Eco-City Dimensions: Healthy Communities, Healthy Planet
Description
Contains Illustrations, Bibliography
$19.95
ISBN 0-86571-353-7
DDC 307.76
Publisher
Year
Contributor
Alice Kidd is an editor with The New Catalyst editorial collective in
Lillooet, B.C.
Review
Long before sustainable development became a household word, many
individuals and groups were struggling to envision a world in which
humans lived in balance with nature—a world in which community,
ecology, and economy were equally important in framing and supporting
human society.
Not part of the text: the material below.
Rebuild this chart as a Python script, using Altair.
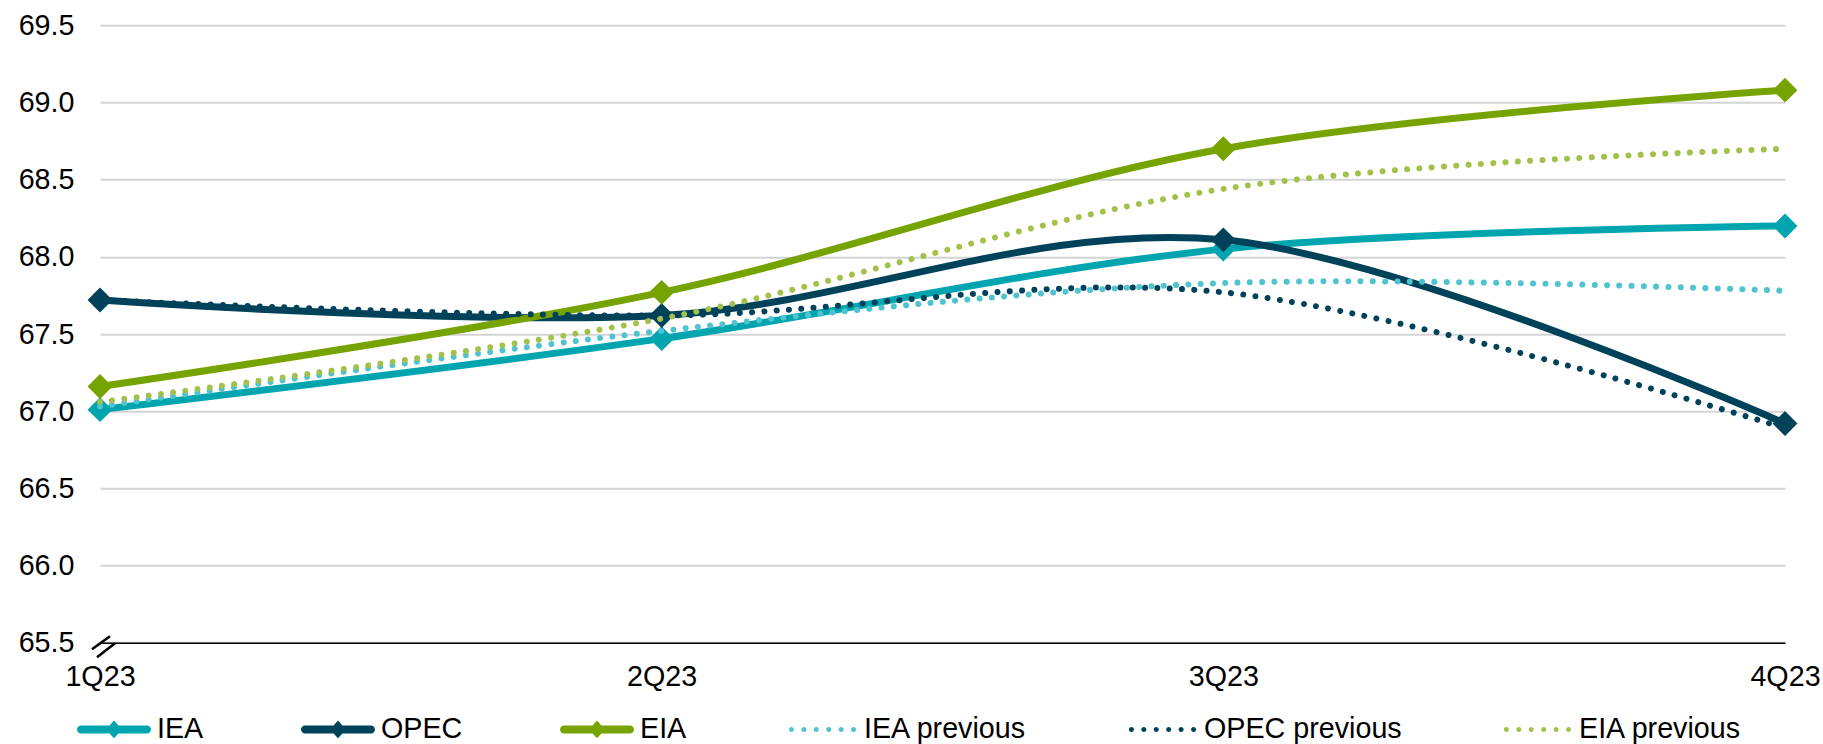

Urban ecology, a movement founded in 1975, seeks to
“rebuild cities in balance with nature.” The key elements of this
growing movement are “healthy communities,” “appropriate
technology,” “community economic development,” “social
ecology,” “the green movement,” “bioregionalism,” “the
native world view,” and “sustainable development.” The 14 articles
in this book build toward a synthesis of these eight strands.
The authors include designers (professionals like architects and
planners), practitioners (politicians, local bureaucrats, and citizen
groups), visionaries (academics and scholars in a variety of
disciplines), and activists (from single-issue environmentalists to
community activists). The articles are arranged under six headings that
showcase the urban ecology movement’s body of work.
Topics include eco-city planning and housing development; greening the
economy; trading systems and municipal support for economic development;
the role of citizen initiatives in developing the eco-city; the
evaluation of progress and typical roadblocks; and the role of the
cultural forms that have emerged from the efforts to develop eco-cities.
This well-written and accessible collection of essays provides useful
theoretical and practical tools for those engaged in the struggle to
make the eco-city a reality. Highly recommended.